- GIVEN EXERCISE
Could you retype the lines below, starting at the line holding "Write the TikZ code for this diagram." and stopping at the line holding "(38,1553) -- (937,1553);", inclusive? Copy them exactly and drop the images.

- LISTED ENTRIES
--- BEGIN ---

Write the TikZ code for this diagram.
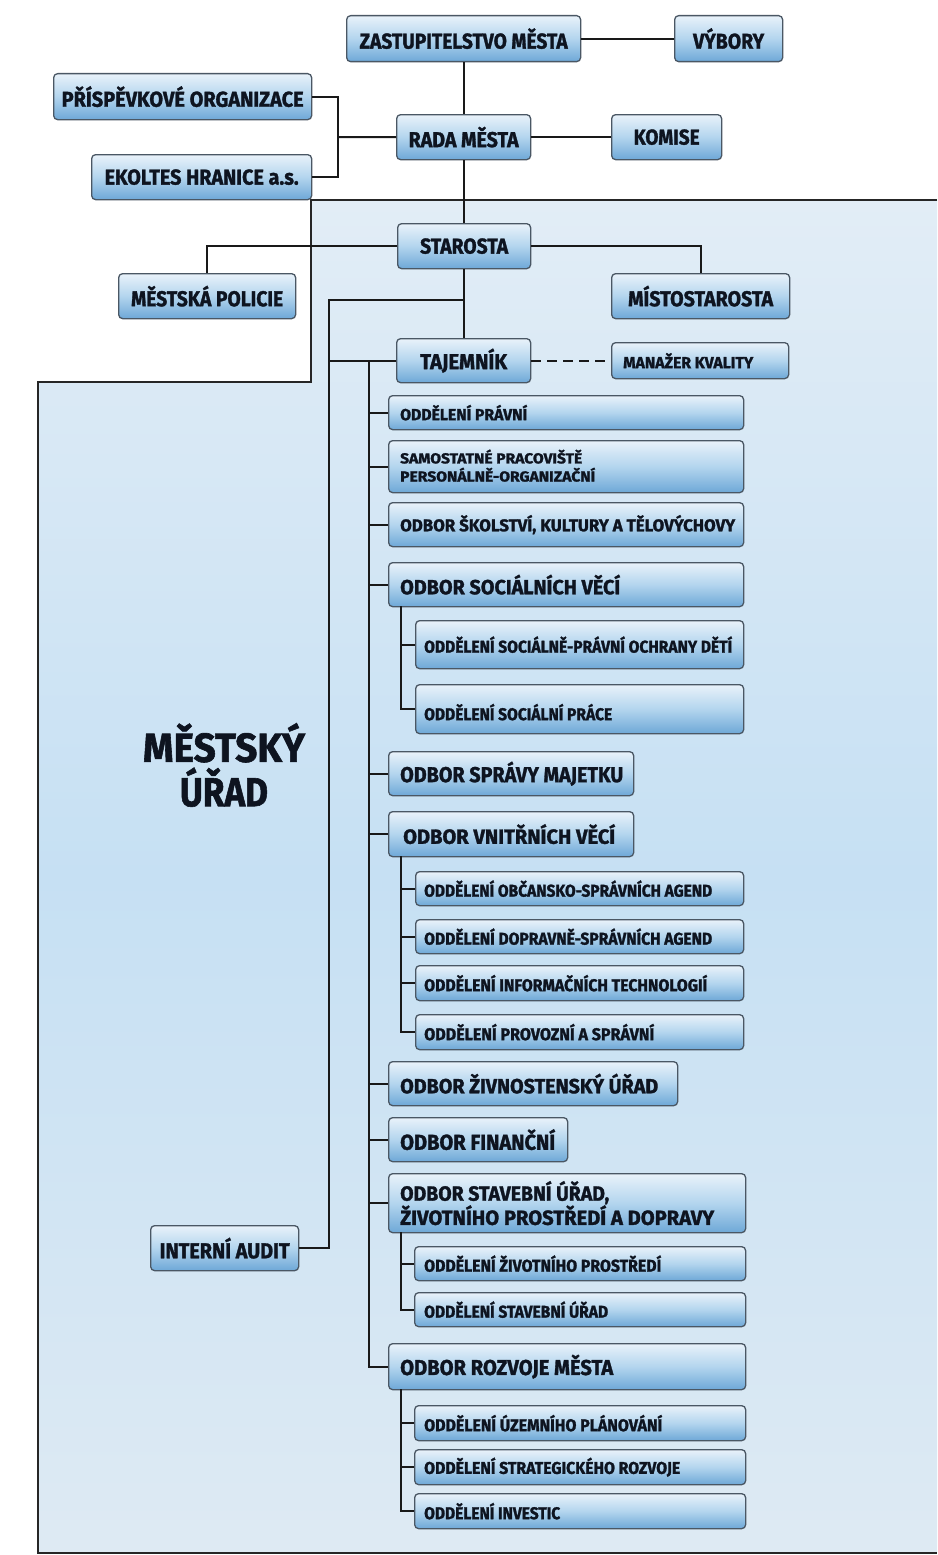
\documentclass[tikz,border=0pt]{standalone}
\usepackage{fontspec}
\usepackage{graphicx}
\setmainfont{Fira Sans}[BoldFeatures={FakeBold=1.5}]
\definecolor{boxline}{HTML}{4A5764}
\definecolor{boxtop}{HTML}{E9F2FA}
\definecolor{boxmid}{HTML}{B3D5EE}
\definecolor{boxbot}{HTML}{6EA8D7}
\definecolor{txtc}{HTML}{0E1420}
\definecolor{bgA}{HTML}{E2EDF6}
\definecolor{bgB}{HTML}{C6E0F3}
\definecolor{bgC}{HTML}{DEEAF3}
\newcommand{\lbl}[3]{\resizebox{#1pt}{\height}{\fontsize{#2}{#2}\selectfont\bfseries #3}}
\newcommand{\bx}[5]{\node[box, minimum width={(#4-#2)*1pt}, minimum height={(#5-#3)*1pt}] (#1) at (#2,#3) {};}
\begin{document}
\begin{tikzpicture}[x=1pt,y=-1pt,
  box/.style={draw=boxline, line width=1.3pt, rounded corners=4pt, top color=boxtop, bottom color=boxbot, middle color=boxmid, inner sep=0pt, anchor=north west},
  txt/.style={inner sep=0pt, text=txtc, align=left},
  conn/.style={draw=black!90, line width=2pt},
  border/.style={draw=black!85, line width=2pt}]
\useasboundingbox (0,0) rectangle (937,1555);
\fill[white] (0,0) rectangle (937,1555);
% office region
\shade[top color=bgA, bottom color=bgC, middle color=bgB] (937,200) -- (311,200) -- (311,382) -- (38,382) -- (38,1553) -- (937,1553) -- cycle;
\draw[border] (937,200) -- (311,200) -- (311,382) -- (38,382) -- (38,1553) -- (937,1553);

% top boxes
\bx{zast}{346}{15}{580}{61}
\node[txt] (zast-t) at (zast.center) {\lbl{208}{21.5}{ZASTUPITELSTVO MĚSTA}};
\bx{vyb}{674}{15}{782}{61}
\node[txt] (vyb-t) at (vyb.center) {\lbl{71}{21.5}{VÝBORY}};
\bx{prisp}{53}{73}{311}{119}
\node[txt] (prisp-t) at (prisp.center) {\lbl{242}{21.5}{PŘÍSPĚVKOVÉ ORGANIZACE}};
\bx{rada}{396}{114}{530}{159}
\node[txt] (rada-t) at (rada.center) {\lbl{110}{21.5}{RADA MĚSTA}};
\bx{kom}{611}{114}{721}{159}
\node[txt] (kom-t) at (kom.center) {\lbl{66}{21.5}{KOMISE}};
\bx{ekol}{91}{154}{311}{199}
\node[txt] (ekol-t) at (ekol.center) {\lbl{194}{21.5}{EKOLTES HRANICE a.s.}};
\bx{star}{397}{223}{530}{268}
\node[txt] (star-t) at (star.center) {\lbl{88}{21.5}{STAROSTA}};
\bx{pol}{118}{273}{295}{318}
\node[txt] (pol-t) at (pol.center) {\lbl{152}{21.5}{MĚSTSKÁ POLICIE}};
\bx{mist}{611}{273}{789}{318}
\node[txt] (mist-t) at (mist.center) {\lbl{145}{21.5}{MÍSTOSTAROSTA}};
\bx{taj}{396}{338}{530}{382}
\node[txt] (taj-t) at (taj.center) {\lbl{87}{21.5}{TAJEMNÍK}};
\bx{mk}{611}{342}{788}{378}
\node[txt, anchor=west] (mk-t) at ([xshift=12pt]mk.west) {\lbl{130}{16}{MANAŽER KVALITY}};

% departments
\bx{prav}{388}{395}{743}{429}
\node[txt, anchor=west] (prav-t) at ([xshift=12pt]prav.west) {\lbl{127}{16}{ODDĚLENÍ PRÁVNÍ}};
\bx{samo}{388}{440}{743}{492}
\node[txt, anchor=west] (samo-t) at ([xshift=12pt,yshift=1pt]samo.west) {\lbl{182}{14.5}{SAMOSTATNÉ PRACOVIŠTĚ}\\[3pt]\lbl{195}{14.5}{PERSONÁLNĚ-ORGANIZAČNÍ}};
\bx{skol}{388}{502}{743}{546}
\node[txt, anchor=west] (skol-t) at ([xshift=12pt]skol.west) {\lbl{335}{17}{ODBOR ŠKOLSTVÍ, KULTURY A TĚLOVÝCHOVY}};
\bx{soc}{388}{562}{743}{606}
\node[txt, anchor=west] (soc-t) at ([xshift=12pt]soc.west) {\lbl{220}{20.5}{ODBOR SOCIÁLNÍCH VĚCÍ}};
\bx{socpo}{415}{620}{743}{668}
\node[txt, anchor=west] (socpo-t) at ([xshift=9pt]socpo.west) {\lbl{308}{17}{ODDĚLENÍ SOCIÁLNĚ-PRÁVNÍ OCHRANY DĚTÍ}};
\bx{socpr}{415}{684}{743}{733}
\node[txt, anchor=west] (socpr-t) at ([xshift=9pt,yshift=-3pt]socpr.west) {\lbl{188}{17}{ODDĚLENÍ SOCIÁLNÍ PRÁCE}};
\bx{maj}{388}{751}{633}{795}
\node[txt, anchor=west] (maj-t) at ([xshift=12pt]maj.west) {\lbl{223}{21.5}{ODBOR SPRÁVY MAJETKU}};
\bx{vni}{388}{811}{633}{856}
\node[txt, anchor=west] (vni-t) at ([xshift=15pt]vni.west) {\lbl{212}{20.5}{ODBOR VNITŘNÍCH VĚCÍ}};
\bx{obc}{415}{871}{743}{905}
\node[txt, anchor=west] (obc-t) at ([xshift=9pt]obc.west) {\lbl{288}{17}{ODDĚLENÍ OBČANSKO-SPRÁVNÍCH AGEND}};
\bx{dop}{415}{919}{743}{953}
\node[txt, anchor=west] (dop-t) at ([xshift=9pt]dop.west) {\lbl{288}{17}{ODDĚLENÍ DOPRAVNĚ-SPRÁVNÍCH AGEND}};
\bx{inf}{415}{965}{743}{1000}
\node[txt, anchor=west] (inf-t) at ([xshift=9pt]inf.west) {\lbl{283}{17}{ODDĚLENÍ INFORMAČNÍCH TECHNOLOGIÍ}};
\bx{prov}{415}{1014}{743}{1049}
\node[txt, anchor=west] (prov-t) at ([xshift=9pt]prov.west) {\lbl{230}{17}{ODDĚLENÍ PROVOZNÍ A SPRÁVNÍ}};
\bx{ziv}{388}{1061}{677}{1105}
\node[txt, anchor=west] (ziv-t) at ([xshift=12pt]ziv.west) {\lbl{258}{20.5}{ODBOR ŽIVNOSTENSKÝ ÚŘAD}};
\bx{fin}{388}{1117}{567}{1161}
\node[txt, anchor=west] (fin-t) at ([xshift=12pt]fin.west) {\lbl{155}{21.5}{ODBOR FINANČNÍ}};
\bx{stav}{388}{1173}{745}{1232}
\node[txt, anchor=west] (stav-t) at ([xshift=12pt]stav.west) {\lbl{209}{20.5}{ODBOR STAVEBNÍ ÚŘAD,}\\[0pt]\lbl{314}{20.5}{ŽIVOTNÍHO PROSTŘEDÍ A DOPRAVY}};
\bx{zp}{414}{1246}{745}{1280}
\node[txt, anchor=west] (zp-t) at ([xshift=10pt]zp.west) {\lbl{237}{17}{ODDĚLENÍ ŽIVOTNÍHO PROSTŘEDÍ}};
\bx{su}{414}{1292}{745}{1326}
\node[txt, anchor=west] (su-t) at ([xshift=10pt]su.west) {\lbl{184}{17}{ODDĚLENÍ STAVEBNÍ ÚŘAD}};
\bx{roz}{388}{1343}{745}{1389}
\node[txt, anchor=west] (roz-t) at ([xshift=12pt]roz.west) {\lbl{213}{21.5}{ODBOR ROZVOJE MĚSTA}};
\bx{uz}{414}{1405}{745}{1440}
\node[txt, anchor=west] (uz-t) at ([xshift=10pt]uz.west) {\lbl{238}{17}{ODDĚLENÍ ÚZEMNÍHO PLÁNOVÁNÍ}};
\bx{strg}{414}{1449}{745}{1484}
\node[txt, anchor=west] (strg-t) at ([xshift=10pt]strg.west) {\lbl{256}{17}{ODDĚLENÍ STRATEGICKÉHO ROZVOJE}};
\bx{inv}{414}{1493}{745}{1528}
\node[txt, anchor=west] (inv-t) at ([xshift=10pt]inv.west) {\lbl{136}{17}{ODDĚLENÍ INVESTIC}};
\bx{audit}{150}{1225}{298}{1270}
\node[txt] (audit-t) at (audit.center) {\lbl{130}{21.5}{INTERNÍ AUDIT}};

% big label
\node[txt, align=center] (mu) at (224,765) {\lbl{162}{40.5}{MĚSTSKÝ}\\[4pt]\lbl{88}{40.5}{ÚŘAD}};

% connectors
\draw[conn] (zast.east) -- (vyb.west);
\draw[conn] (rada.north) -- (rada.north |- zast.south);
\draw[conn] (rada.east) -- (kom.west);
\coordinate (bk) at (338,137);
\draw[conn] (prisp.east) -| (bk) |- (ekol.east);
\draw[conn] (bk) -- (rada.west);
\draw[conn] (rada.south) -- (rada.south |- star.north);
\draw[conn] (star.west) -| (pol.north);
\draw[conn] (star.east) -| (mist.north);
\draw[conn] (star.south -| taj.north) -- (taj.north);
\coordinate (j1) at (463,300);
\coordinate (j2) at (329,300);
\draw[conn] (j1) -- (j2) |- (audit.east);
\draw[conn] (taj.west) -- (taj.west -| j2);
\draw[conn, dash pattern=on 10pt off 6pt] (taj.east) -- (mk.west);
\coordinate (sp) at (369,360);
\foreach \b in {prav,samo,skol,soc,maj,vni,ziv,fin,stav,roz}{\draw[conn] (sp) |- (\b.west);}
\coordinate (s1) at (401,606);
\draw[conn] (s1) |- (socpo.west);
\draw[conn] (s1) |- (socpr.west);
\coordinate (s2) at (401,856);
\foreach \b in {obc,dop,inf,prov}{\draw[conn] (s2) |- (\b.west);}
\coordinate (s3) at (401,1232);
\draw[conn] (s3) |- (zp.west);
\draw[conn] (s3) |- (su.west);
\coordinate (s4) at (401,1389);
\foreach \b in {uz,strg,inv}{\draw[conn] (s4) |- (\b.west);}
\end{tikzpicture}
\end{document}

--- END ---
--- BEGIN ---

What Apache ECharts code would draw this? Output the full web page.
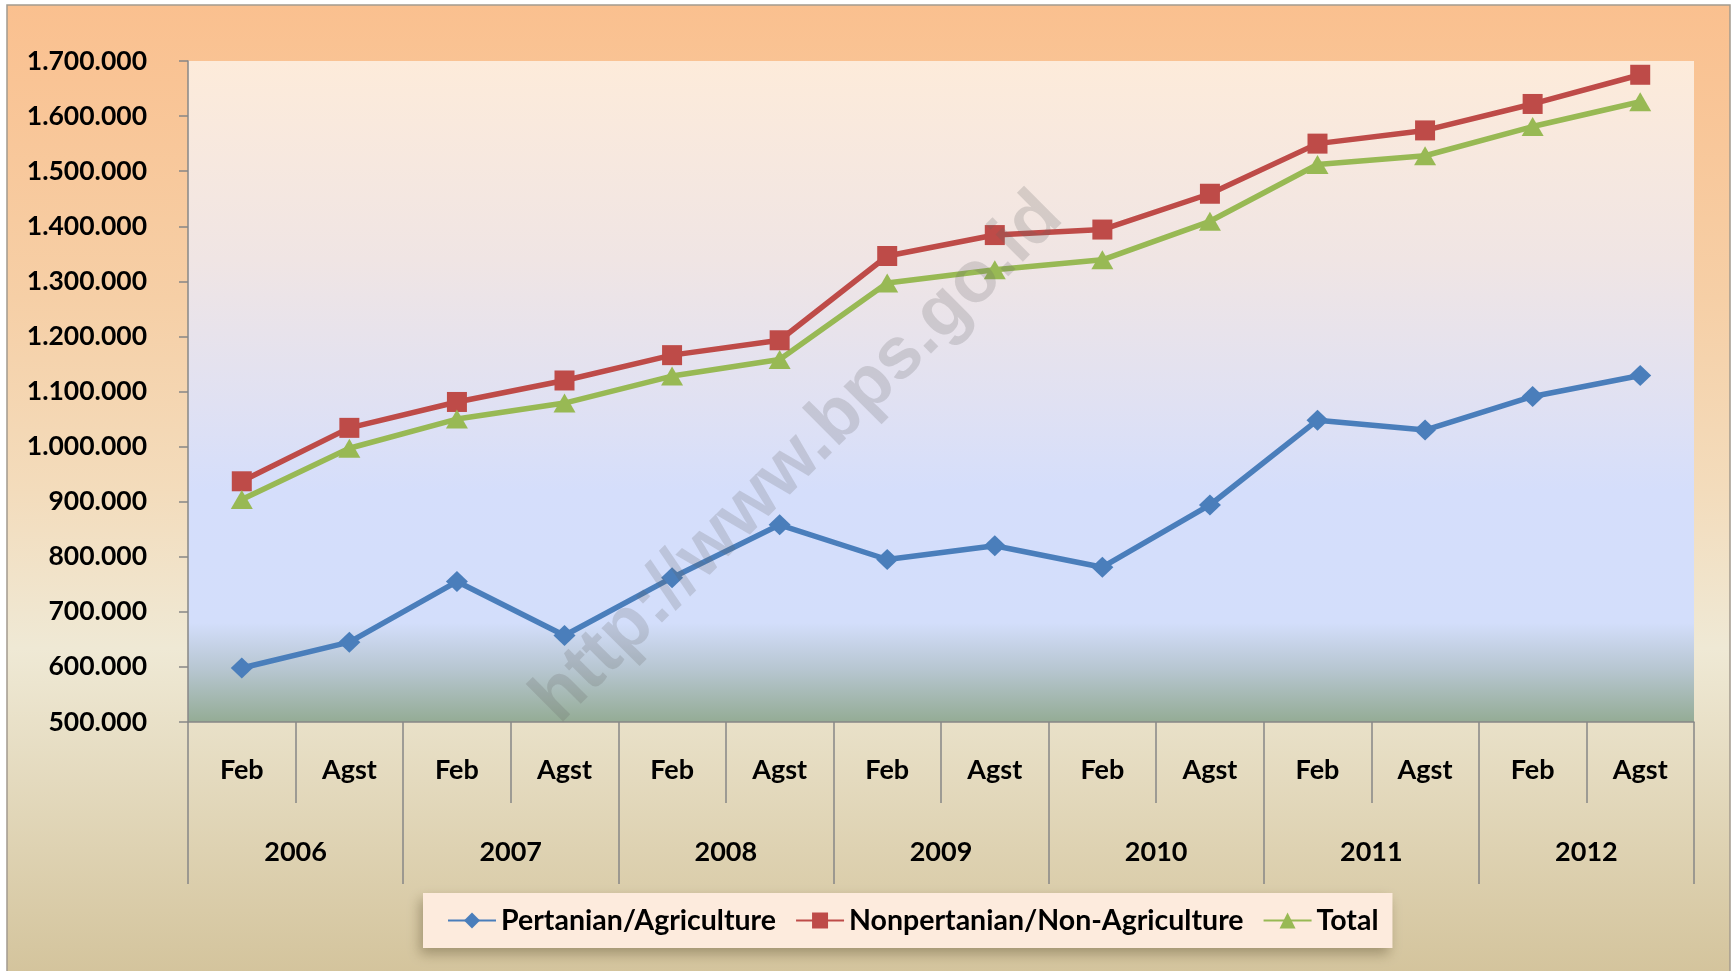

--- END ---

- RESPONSE
Write the TikZ code for this diagram.
\documentclass[tikz,border=0pt]{standalone}
\usepackage{fontspec}
\usepackage{graphicx}
\setmainfont{Fira Sans}[BoldFeatures={FakeBold=1.5}]
\definecolor{boxline}{HTML}{4A5764}
\definecolor{boxtop}{HTML}{E9F2FA}
\definecolor{boxmid}{HTML}{B3D5EE}
\definecolor{boxbot}{HTML}{6EA8D7}
\definecolor{txtc}{HTML}{0E1420}
\definecolor{bgA}{HTML}{E2EDF6}
\definecolor{bgB}{HTML}{C6E0F3}
\definecolor{bgC}{HTML}{DEEAF3}
\newcommand{\lbl}[3]{\resizebox{#1pt}{\height}{\fontsize{#2}{#2}\selectfont\bfseries #3}}
\newcommand{\bx}[5]{\node[box, minimum width={(#4-#2)*1pt}, minimum height={(#5-#3)*1pt}] (#1) at (#2,#3) {};}
\begin{document}
\begin{tikzpicture}[x=1pt,y=-1pt,
  box/.style={draw=boxline, line width=1.3pt, rounded corners=4pt, top color=boxtop, bottom color=boxbot, middle color=boxmid, inner sep=0pt, anchor=north west},
  txt/.style={inner sep=0pt, text=txtc, align=left},
  conn/.style={draw=black!90, line width=2pt},
  border/.style={draw=black!85, line width=2pt}]
\useasboundingbox (0,0) rectangle (937,1555);
\fill[white] (0,0) rectangle (937,1555);
% office region
\shade[top color=bgA, bottom color=bgC, middle color=bgB] (937,200) -- (311,200) -- (311,382) -- (38,382) -- (38,1553) -- (937,1553) -- cycle;
\draw[border] (937,200) -- (311,200) -- (311,382) -- (38,382) -- (38,1553) -- (937,1553);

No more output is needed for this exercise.